By Aliyu Muhammad Aliyu
Water affects people’s livelihood every year during the rainy season, forcing them to find an immediate solution just to be repeated in the subsequent year as in the previous one.
People should consider the effect of mounding granite, debris of demolished buildings or black and smelly sand removed after gutter clearing in undulating places that collected water on the ground in front of houses, hoping to level the ground surface so that rainwater runoff to the gutters. Instead, the water moved to the new undulated spot created by the mound next to the existing one when only levelling the ground to flatten the surface was all needed. The process was continuously repeated without success, ironically without thinking of an alternative way that might work better. With time, houses became lower than outside ground level, necessitating raising the gutter level that caused water from homes to remain inside.
The common lazy practice of leaving behind the excess soil dug up when excavating building foundations, constructing gutters, soakaways, wells and what have you instead of taking it away to fill unwanted ponds and eroded places causes many more problems. Local government authorities and philanthropists contributed at the largest scale; several truckloads of granite are mounded in town lanes as a quarter of developmental projects. People requested it and appreciated it despite the harm it caused that they couldn’t realize when a grader levelled the topsoil and removed it when in excess was the only requirement. That practice inconvenience lives, especially during the rainy season; one should either manually remove the water from their house using containers and pour it outside or enter their rooms, destroy properties, and erode the house gradually until it finally collapses.

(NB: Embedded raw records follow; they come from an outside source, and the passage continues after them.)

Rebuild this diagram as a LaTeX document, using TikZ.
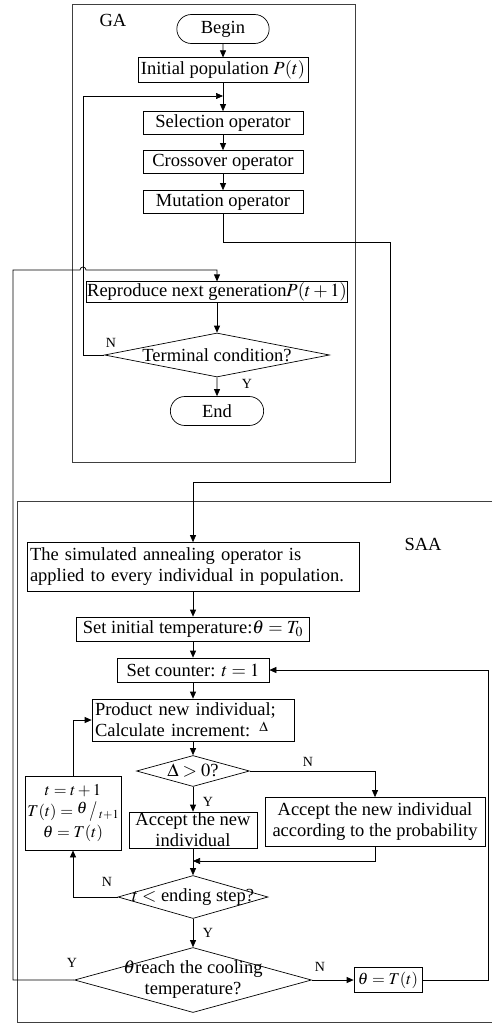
\documentclass[tikz,border=0pt]{standalone}
\usepackage{graphicx}
\usepackage{mathptmx}
\usepackage[no-math]{fontspec}
\setmainfont{Liberation Serif}
\usetikzlibrary{shapes.geometric,shapes.misc,arrows.meta}
\begin{document}
\begin{tikzpicture}[x=1pt,y=-1pt,
  font=\fontsize{18.5}{21}\selectfont,
  line width=0.7pt,
  >={Triangle[length=7pt,width=6pt]},
  proc/.style={draw,rectangle,inner sep=3pt,minimum height=23},
  term/.style={draw,rounded rectangle,minimum width=99,minimum height=29},
  decide/.style={draw,diamond,inner sep=0pt},
  yn/.style={font=\fontsize{14}{14}\selectfont},
  frame/.style={draw=black!75,line width=0.9pt}]
\useasboundingbox (0,0) rectangle (492,1024);
% GA part
\draw[frame] (72,4) rectangle (355,462);
\node (galbl) at (113,20) {GA};
\node[term] (begin) at (223,29) {Begin};
\node[proc,minimum width=168] (init) at (223,70) {Initial population $P(t)$};
\node[proc,minimum width=160] (sel) at (223,123) {Selection operator};
\node[proc,minimum width=160] (cross) at (223,162) {Crossover operator};
\node[proc,minimum width=160] (mut) at (223,202) {Mutation operator};
\node[proc,inner sep=1pt,minimum height=20,minimum width=256] (repro) at (217,292) {Reproduce next generation$P(t+1)$};
\node[decide,minimum width=225,minimum height=44,label=center:{Terminal condition?}] (termc) at (217,355) {};
\node[term,minimum width=100] (end) at (217,411) {End};
\node[yn] (termn) at (111,343) {N};
\node[yn] (termy) at (247,384) {Y};
\coordinate (gajoin) at (223,96);
\draw[->] (begin) -- (init);
\draw[->] (init) -- (sel);
\draw[->] (sel) -- (cross);
\draw[->] (cross) -- (mut);
\draw[->] (termc.west) -- (83,355) |- (gajoin);
\draw[->] (repro) -- (termc);
\draw[->] (termc) -- (end);
% SAA part
\draw[frame] (492,501) -- (17,501) -- (17,1022) -- (492,1022);
\node (saalbl) at (423,544) {SAA};
\node[proc,text width=326,align=left,minimum height=49] (sim) at (193,567) {The simulated annealing operator is\\applied to every individual in population.};
\node[proc,minimum width=233,minimum height=24] (itemp) at (193,629) {Set initial temperature:$\theta=T_0$};
\node[proc,minimum width=152,minimum height=24] (counter) at (193,670) {Set counter: $t=1$};
\node[proc,text width=196,align=left,minimum height=42] (prod) at (193,720) {Product new individual;\\Calculate increment: \raisebox{5pt}{\fontsize{14}{14}\selectfont$\Delta$}};
\node[decide,minimum width=113,minimum height=31,label=center:{$\Delta>0$?}] (pos) at (193,771) {};
\node[proc,inner sep=1pt,align=center,minimum width=128,minimum height=34] (accnew) at (193,830) {Accept the new\\individual};
\node[proc,inner sep=1pt,align=center,minimum width=220,minimum height=49] (accprob) at (375,822) {Accept the new individual\\according to the probability};
\node[proc,inner sep=1pt,align=center,minimum width=96,minimum height=74,font=\fontsize{16.5}{21}\selectfont] (upd) at (73,813) {$t=t+1$\\$T(t)=\raisebox{3pt}{$\theta$}\mkern2mu\scalebox{1}[1.2]{$/$}\mkern2mu\raisebox{-2pt}{$\scriptstyle t+1$}$\\$\theta=T(t)$};
\node[decide,minimum width=150,minimum height=43,label=center:{$t<$ ending step?}] (tstep) at (193,897) {};
\node[decide,minimum width=237,minimum height=65,label={[align=center]center:{$\theta$reach the cooling\\temperature?}}] (cool) at (193,980) {};
\node[proc,minimum width=68,minimum height=25,font=\fontsize{16.5}{19}\selectfont] (newt) at (388,980) {$\theta=T(t)$};
\node[yn] (posn) at (308,762) {N};
\node[yn] (posy) at (208,802) {Y};
\node[yn] (stepn) at (107,882) {N};
\node[yn] (stepy) at (208,933) {Y};
\node[yn] (cooly) at (72,963) {Y};
\node[yn] (cooln) at (320,967) {N};
\coordinate (saain) at (193,482);
\coordinate (merge) at (193,861);
\draw[->] (mut.south) |- (390,242) |- (saain) -- (sim.north);
\draw[->] (sim) -- (itemp);
\draw[->] (itemp) -- (counter);
\draw[->] (counter) -- (prod);
\draw[->] (prod) -- (pos);
\draw[->] (pos.east) -| (accprob.north);
\draw[->] (pos) -- (accnew);
\draw[->] (accnew) -- (tstep);
\draw[->] (accprob.south) |- (merge);
\draw[->] (tstep.west) -| (upd.south);
\draw[->] (upd.north) |- (prod.west);
\draw[->] (tstep) -- (cool);
\draw[->] (cool) -- (newt);
\draw[->] (newt.east) -- (488,980) |- (counter.east);
\draw[->] (cool.west) -| (13,270) -- (80,270) arc[start angle=180,end angle=360,radius=3] -| (repro.north);
\end{tikzpicture}
\end{document}
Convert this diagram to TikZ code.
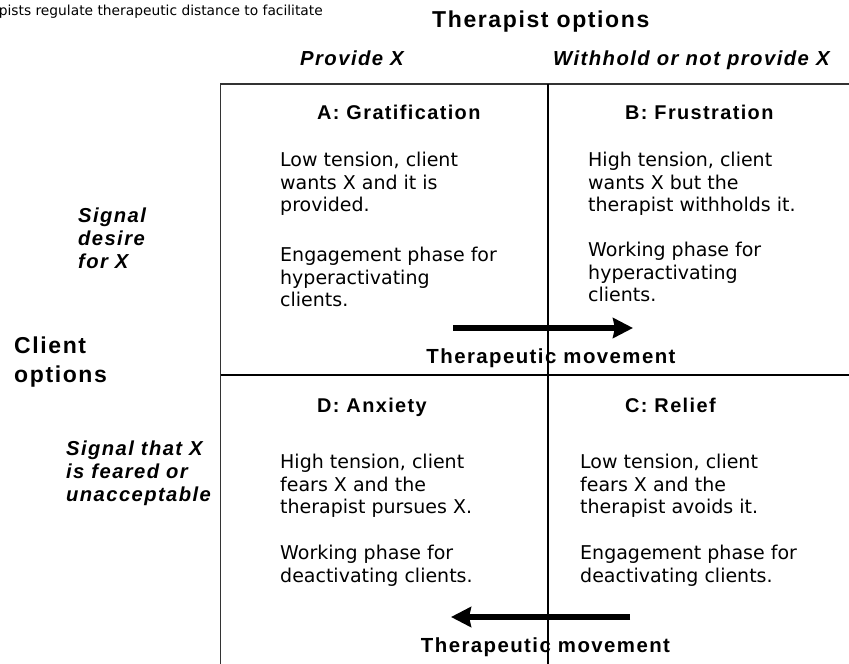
\documentclass[tikz,border=0pt]{standalone}
\usepackage{fontspec}
\setmainfont{DejaVu Sans}
\newfontfamily\hdfont[LetterSpace=7]{Liberation Sans}
\newfontfamily\bodyfont{DejaVu Sans}
\usetikzlibrary{arrows.meta}

\begin{document}
\begin{tikzpicture}[x=1pt,y=-1pt,
  lbl/.style={inner sep=0, font=\hdfont\bfseries\fontsize{19.9}{23}\selectfont},
  qhead/.style={lbl, anchor=base west},
  movelbl/.style={inner sep=0, anchor=base, font=\hdfont\bfseries\fontsize{20.4}{23}\selectfont},
  axislbl/.style={inner sep=0, anchor=north west, align=left,
    font=\hdfont\bfseries\itshape\fontsize{20.2}{23.3}\selectfont},
  colhead/.style={inner sep=0, anchor=base west,
    font=\hdfont\bfseries\itshape\fontsize{20.3}{23.3}\selectfont},
  bigtitle/.style={inner sep=0, align=left,
    font=\hdfont\bfseries\fontsize{23}{29}\selectfont},
  body/.style={inner sep=0, anchor=north west, align=left,
    font=\bodyfont\fontsize{19}{22.5}\selectfont},
  frame/.style={line width=1.5pt, draw=black!80},
  divider/.style={line width=2pt, draw=black},
  movearrow/.style={line width=6.7pt, -{Stealth[length=20pt,width=20pt,inset=2pt]}}
]
\useasboundingbox (0,0) rectangle (849,664);
\clip (0,0) rectangle (849,664);

% caption fragment at the top
\node[anchor=base east, inner sep=0, font=\bodyfont\fontsize{13.8}{16}\selectfont]
  (caption) at (323,15) {pists regulate therapeutic distance to facilitate};

% column titles
\node[bigtitle, anchor=base west] (topt) at (432,27) {Therapist options};
\node[colhead] (colA) at (300,65) {Provide X};
\node[colhead] (colB) at (553,65) {Withhold or not provide X};

% row titles
\node[bigtitle, anchor=north west] (copt) at (14,332.7) {\strut Client\\options};
\node[axislbl] (rowA) at (78,205.7) {\strut Signal\\desire\\for X};
\node[axislbl] (rowD) at (66,438.7) {\strut Signal that X\\is feared or\\unacceptable};

% grid
\draw[frame] (220.7,84) rectangle (900,700);
\draw[divider] (548.3,84) -- (548.3,700);
\draw[divider] (220.7,375) -- (900,375);

% quadrant A
\node[qhead] (hA) at (317,119) {A: Gratification};
\node[body] (tA1) at (280,150.7) {\strut Low tension, client\\wants X and it is\\provided.};
\node[body] (tA2) at (280,245.7) {\strut Engagement phase for\\hyperactivating\\clients.};

% quadrant B
\node[qhead] (hB) at (625,119) {B: Frustration};
\node[body] (tB1) at (588,150.7) {\strut High tension, client\\wants X but the\\therapist withholds it.};
\node[body] (tB2) at (588,240.7) {\strut Working phase for\\hyperactivating\\clients.};

% quadrant D
\node[qhead] (hD) at (317,412) {D: Anxiety};
\node[body] (tD1) at (280,452.7) {\strut High tension, client\\fears X and the\\therapist pursues X.};
\node[body] (tD2) at (280,543.7) {\strut Working phase for\\deactivating clients.};

% quadrant C
\node[qhead] (hC) at (625,412) {C: Relief};
\node[body] (tC1) at (580,452.7) {\strut Low tension, client\\fears X and the\\therapist avoids it.};
\node[body] (tC2) at (580,543.7) {\strut Engagement phase for\\deactivating clients.};

% therapeutic movement arrows
\coordinate (upFrom) at (453,328);
\coordinate (upTo) at (633,328);
\draw[movearrow] (upFrom) -- (upTo);
\node[movelbl] (upLbl) at (551,363) {Therapeutic movement};

\coordinate (loFrom) at (630,617);
\coordinate (loTo) at (451,617);
\draw[movearrow] (loFrom) -- (loTo);
\node[movelbl] (loLbl) at (545.5,652) {Therapeutic movement};
\end{tikzpicture}
\end{document}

To the middle class and civil servants, their savings and retirement benefit were used to renovate the house instead of using it for other better purposes. To the poor, the house must be sold and moved to less developed areas, which consequences had a direct link to poverty.
Please don’t allow anyone to dump whatever in front of their house; elsewhere, they could be influenced as a short-term solution. They can use local tools such as hoes and shovels to level the surface, making rainwater runoff. The long-term solution is for rich and local and state governments to interlock every lane in the cities so that there is no need for such practice in the future. Major drainages must be constructed in the major roads linking the state to the state from all cardinal points to immediately drain the water after the heavy downpour in the ever-expanding city of Kano.